Vanessa Gaston, the Department of Community Services director, explained that after looking at the Department of Commerce and studies from 2015, that a large deficit in affordable housing unit space existed; over 4,000 households too few. Gaston also explained a few of the projects that new funds could flow into if a tax were passed, including the Motel 6 used for those affected by COVID-19.  

“There were about 169 people, unduplicated, that stayed there from April to the first part of December, only about 56 people were able to move to housing because we could not find housing for them in the community,” Gaston said. “So a number of them went to shelters or motels or some went back to the street. That’s a big issue is we just build the shelters but there’s no housing to move this population to and the county has the lead for the homeless plan.”

Ultimately, Councilors Julie Olson and Gary Medvigy, along with Council Chair Eileen Quiring O’Brien, favored the collection of additional information on potential projects and a vote of the people over councilmanic action. They will revisit the matter in 2021.   

“I think it’s clear based on all the comments we’ve heard this morning that the need is there,” Olson said. “One thing that is a little bit missing for me still is what exactly are we funding? Do we have projects, I mean, we have some in the pipeline here. I think the case has been well made this morning, but I think it’s made well enough that we could ask our voters to vote on this. If the case is strong enough, our voters should support it.”

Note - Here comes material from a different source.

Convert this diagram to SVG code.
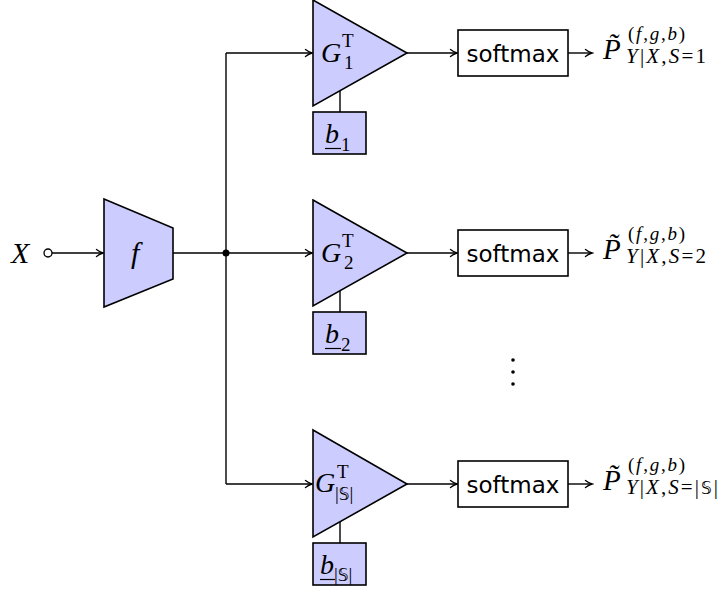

Medvigy and Quiring O’Brien echoed Olson’s comments and voiced support for the joint committee continuing it’s process with Vancouver in the time leading up to November. 

“This is the most complex vexing problem we have between affordable housing and taking care of those in most need,” Medvigy said. “We have a huge gap right now, and as just explained by all the questions and answers, it’s getting bigger, we’re making marginal progress on it. I think we have made a case we need to do more.”

Lentz expressed support for a vote, but also disappointment at the choice for future deliberation rather than immediate action.

“We’re going to have multiple eviction crises coming as restrictions around COVID come up and eviction moratoriums are listed,” Lentz said. “By next November, this is going to be even worse. I think we can make the case and I think we can put it before the voters and have it pass. I also think that we were elected to make hard decisions, and I wish that that’s what we were seeing here.”